Records show Leyla and Arzu Aliyeva control 56 percent of the lucrative mining consortium.
Records show Leyla and Arzu Aliyeva control 56 percent of the lucrative mining consortium.

A new report based on leaked documents from a Panamanian law firm says that the daughters of Azerbaijani President Ilham Aliyev hold a significantly greater stake than previously known in a consortium that worked jointly with the government to develop a lucrative gold mine.

On April 3, an international network of journalists published a series of reports based on documents about some 214,000 offshore companies created by the Panamanian law firm Mossack Fonseca.

In a new report published on April 4, the Sarajevo-based Organized Crime and Corruption Reporting Project (OCCRP) says the documents show that Aliyev's daughters, Leyla and Arzu, control a 56 percent stake in the consortium to develop the Chovdar gold field, which at one point was estimated to hold reserves worth up to $2.5 billion.

This is considerably greater than the 11 percent stake held by the two women that RFE/RL's Azerbaijani Service and the OCCRP documented in a 2012 joint investigation.

The co-author of that report was Azerbaijani investigative journalist and RFE/RL contributor Khadija Ismayilova, who is currently in prison on embezzlement and tax-evasion charges widely believed to be retribution for her reports on corruption involving senior government officials.

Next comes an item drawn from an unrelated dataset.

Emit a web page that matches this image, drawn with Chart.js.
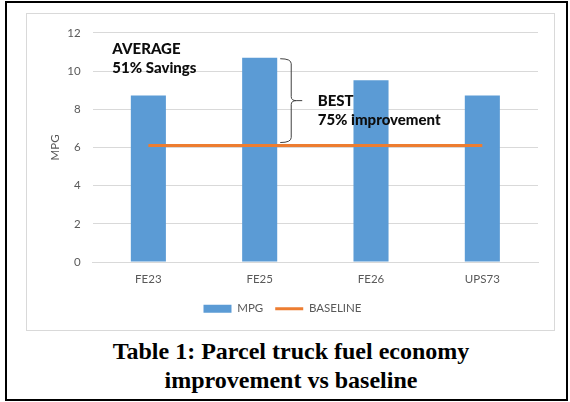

Ismayilova is credited as a co-author in the April 4 OCCRP report based on the leaked documents from the Panamanian law firm.

The Aliyevs did not respond to repeated requests for comment, the OCCRP said in the report.

Aliyev's critics have long accused him of marshaling the state's resources to enrich himself and his family, allegations that the Azerbaijani president has dismissed. But the leaked Panamanian documents appear to add to a larger picture of his family's access to lucrative state deals.

In two 2007 decrees, the Azerbaijani government assigned the right to develop the Chovdar field and five other sites to a consortium called Azerbaijan International Mineral Resources Operating Company, Ltd. (AIMROC).

AIMROC, which was formed by presidential decree the previous year, controlled a 70 percent stake in the mines, while the government controlled 30 percent.

Establishing the identities of the ultimate beneficiaries of AIMROC has long proven difficult, given the secretive nature of the offshore companies behind the consortium.

The 2012 investigation by RFE/RL's Azerbaijani Service and the OCCRP found that Leyla and Arzu Aliyeva were listed as senior managers in three Panamanian firms that own U.K.-based Globex International, which holds an 11 percent stake in AIMROC.

The other three companies in the AIMROC joint venture are obscure offshore entities called Londex Resources, S.A, Willy and Meyris S.A., and Fargate Mining Corporation.

Until the leak of the Panamanian law firm's documents, the true owners of these companies had been a mystery. But according to the records, Aliyev's daughters control Londex Resources, which has a 45 percent stake in AIMROC, the OCCRP said in its April 4 report.

This puts the two women's control of the consortium at 56 percent, the OCCRP concludes.

The OCCRP report notes that the development of the Chovdar gold field has ground to a halt, with workers complaining of unpaid salaries.